Our opportunity for growth and development as an organization lie in points 7 and 8 of the description of Digital Citizenship: recognizing teaching tools to help the wide range of technology users, and identifying teaching methodologies to reach the digital literacy needs of the community. Classes like Appy Hour, and programs or activities within the hacker Space or Digital Media Lab certainly attempt to approach the issue in a less formal, more informational way. These in turn feed more structured learning opportunities like technology classes and bookings in the Hacker Space and Digital Media Lab.
Not every brilliant training idea that we have works. A few years ago we started a Tech Help Desk program that ran Thursday nights and was very popular; it took a few months before we realized we were sending the message that technology help was only available Thursday nights. With slight modifications, Tech Help Desk became Check Out A Skill, a program that pairs users with a Library staff member at the time and branch of their choice for an hour-long one-on-one training session. This program is perfect for catching those 'long-tail' information requests that are too specific to be addressed in a formal class.
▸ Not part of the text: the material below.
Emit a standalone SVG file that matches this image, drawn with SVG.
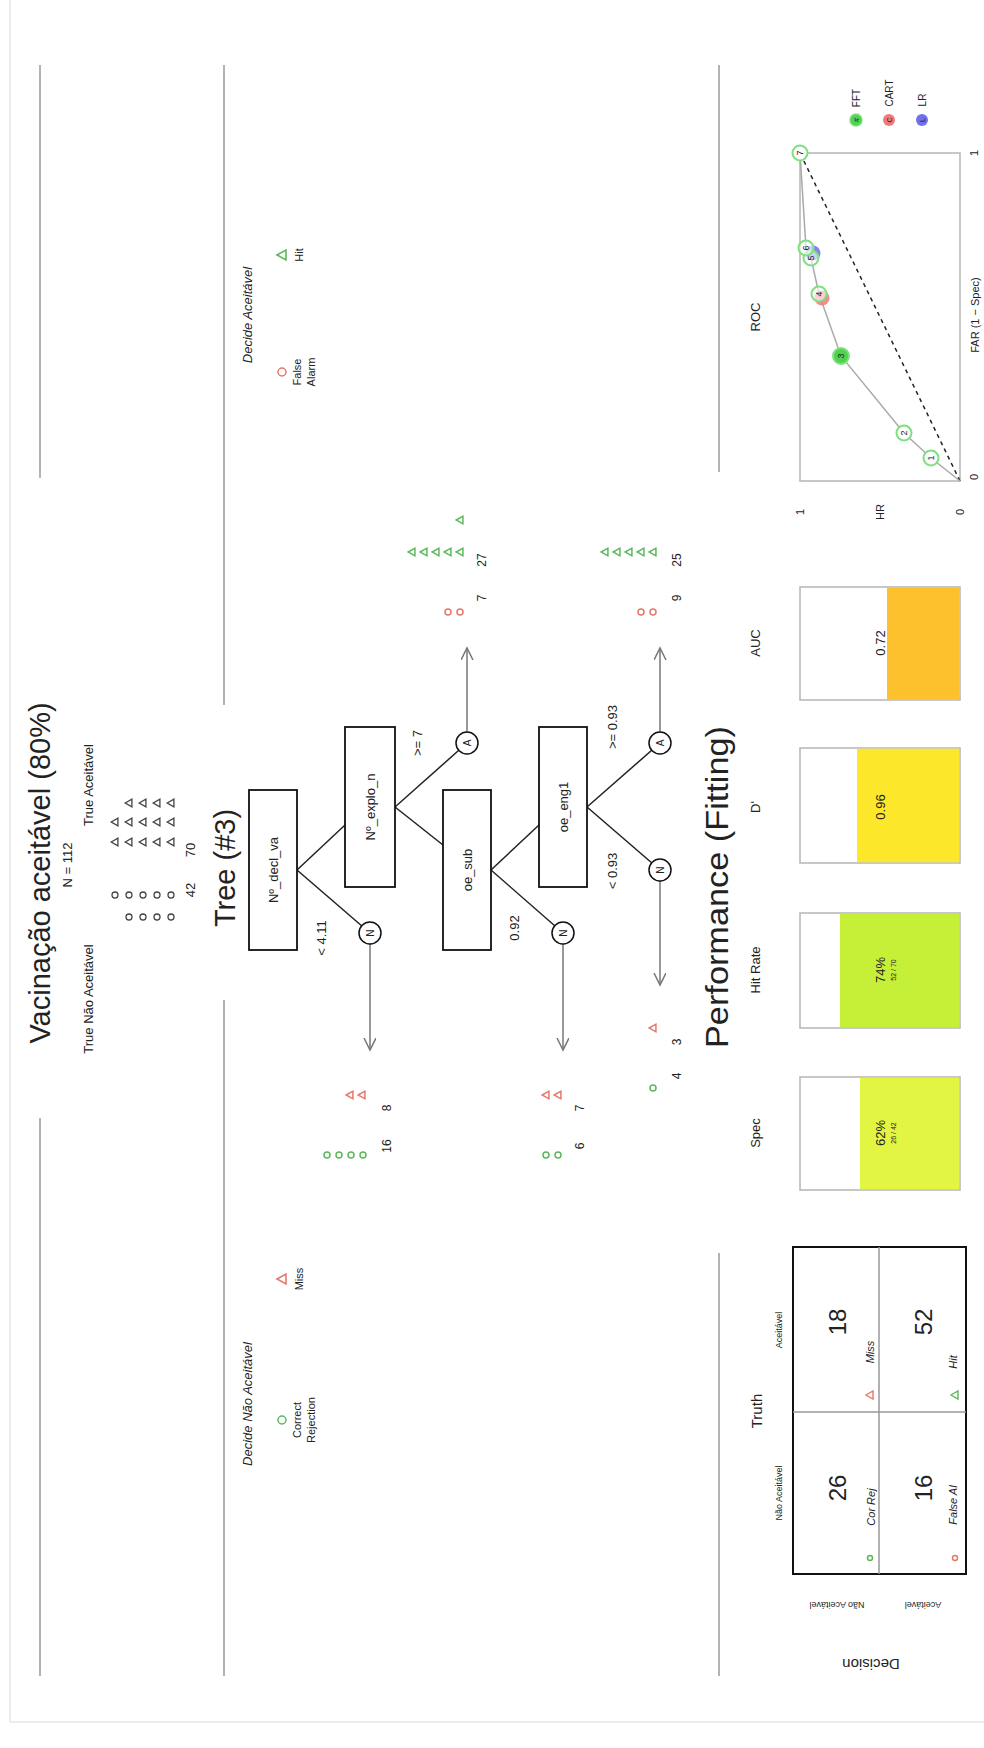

In addition, it provides insight on "hot topics" which may lead us to develop a more focused and structured program.
With any type of tech training, we have found that the key to success lies in positioning ourselves as co-learners. Library professionals are fantastic at finding information, and we can use that skill to help our community members solve their tech questions. We don't have to – and can't possibly - know everything, but we can demonstrate our strategies for uncovering the right answers. This extends equally to engaged, responsible, digital citizenship.